[DATA LINES]:
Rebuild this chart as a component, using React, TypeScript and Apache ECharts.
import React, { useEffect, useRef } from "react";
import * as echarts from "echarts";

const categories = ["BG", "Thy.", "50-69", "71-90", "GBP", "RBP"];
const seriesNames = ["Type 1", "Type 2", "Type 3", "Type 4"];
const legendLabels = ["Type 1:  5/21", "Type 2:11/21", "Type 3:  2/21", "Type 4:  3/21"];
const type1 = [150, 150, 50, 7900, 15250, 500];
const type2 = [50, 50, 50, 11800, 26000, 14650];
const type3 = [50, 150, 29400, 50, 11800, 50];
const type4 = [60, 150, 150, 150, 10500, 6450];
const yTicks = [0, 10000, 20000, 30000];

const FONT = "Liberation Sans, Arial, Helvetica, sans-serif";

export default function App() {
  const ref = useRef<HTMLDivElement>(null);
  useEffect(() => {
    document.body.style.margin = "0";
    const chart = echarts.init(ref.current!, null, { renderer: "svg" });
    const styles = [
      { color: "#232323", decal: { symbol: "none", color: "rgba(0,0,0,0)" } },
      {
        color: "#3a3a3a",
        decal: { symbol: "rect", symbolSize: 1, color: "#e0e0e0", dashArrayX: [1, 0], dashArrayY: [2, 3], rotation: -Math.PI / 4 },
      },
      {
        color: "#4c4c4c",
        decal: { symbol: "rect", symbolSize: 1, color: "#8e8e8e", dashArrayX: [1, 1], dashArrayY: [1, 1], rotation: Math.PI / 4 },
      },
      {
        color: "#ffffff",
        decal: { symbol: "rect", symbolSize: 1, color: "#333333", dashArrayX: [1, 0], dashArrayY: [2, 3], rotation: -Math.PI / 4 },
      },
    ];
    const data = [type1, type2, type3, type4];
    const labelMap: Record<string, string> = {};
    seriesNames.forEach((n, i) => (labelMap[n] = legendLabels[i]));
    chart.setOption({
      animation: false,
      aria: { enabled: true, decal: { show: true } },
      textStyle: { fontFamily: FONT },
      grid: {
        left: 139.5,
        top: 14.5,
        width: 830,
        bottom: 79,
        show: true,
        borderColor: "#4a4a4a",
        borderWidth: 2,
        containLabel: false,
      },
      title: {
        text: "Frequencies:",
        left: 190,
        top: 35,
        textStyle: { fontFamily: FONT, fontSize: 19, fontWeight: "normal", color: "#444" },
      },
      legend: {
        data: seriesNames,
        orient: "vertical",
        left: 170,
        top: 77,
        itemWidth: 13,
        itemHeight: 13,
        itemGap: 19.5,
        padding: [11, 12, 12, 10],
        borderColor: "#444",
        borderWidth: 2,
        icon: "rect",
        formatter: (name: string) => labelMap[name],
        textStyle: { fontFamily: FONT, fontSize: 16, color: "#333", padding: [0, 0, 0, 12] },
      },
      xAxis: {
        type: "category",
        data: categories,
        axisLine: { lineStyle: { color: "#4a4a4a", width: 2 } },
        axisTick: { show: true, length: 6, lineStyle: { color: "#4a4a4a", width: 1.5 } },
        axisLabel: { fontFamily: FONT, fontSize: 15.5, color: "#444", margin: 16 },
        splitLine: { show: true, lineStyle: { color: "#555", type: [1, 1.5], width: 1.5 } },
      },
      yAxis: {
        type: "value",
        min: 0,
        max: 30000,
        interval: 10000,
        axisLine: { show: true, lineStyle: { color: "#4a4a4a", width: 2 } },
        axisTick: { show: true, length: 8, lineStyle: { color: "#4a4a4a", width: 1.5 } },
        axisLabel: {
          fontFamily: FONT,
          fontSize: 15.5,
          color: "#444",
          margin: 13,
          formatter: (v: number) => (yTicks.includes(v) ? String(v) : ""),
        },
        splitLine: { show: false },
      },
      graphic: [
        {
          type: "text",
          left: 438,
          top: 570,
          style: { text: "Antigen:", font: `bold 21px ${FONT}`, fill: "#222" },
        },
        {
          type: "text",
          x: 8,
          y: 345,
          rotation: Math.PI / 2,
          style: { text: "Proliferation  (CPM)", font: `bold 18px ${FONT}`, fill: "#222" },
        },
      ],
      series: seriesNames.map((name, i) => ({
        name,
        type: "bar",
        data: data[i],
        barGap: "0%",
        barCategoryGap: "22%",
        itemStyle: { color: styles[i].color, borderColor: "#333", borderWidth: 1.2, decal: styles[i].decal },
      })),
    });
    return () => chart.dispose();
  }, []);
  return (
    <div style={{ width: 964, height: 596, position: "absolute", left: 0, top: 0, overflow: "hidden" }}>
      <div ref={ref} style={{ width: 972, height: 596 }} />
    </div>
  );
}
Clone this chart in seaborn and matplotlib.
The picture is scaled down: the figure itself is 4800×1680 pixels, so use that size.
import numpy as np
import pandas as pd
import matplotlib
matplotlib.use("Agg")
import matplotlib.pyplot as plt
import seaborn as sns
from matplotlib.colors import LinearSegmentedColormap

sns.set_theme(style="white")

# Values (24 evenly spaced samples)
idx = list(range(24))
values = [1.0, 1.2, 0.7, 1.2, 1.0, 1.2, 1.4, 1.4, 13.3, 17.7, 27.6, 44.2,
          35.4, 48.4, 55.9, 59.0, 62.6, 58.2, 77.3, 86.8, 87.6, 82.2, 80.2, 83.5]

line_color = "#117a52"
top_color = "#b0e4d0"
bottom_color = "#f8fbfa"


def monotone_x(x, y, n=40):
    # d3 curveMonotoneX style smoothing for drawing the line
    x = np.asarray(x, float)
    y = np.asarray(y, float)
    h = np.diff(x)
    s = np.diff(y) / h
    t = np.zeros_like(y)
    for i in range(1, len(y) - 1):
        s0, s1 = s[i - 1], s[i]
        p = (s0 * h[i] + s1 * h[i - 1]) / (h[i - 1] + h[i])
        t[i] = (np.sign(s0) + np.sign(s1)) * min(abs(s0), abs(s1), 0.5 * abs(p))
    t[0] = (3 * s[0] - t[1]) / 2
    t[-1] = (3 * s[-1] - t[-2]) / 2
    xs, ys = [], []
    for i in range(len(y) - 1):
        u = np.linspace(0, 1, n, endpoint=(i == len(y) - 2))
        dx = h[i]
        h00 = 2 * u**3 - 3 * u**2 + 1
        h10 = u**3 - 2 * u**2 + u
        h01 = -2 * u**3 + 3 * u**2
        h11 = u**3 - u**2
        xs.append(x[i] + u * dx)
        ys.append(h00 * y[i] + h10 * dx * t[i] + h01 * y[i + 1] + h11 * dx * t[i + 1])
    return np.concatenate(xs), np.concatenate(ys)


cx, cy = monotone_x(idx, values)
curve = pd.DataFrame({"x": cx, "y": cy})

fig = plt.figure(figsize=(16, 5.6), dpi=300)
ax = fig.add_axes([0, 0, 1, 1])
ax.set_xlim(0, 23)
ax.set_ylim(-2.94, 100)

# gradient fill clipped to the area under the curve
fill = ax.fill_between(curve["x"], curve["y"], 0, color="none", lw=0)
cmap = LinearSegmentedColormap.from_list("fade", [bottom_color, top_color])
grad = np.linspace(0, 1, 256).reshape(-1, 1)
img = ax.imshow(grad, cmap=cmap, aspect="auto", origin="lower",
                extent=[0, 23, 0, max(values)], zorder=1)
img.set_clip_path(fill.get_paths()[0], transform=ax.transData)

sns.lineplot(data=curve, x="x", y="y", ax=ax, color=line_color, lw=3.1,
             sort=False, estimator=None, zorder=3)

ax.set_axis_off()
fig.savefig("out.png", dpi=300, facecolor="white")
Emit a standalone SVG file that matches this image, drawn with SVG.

[AIM]: Only the lines from the first line of the records through the line containing "import * as" should be repeated, exactly as they appear.

[CORRECT OUTPUT]:
Rebuild this chart as a component, using React, TypeScript and Apache ECharts.
import React, { useEffect, useRef } from "react";
import * as echarts from "echarts";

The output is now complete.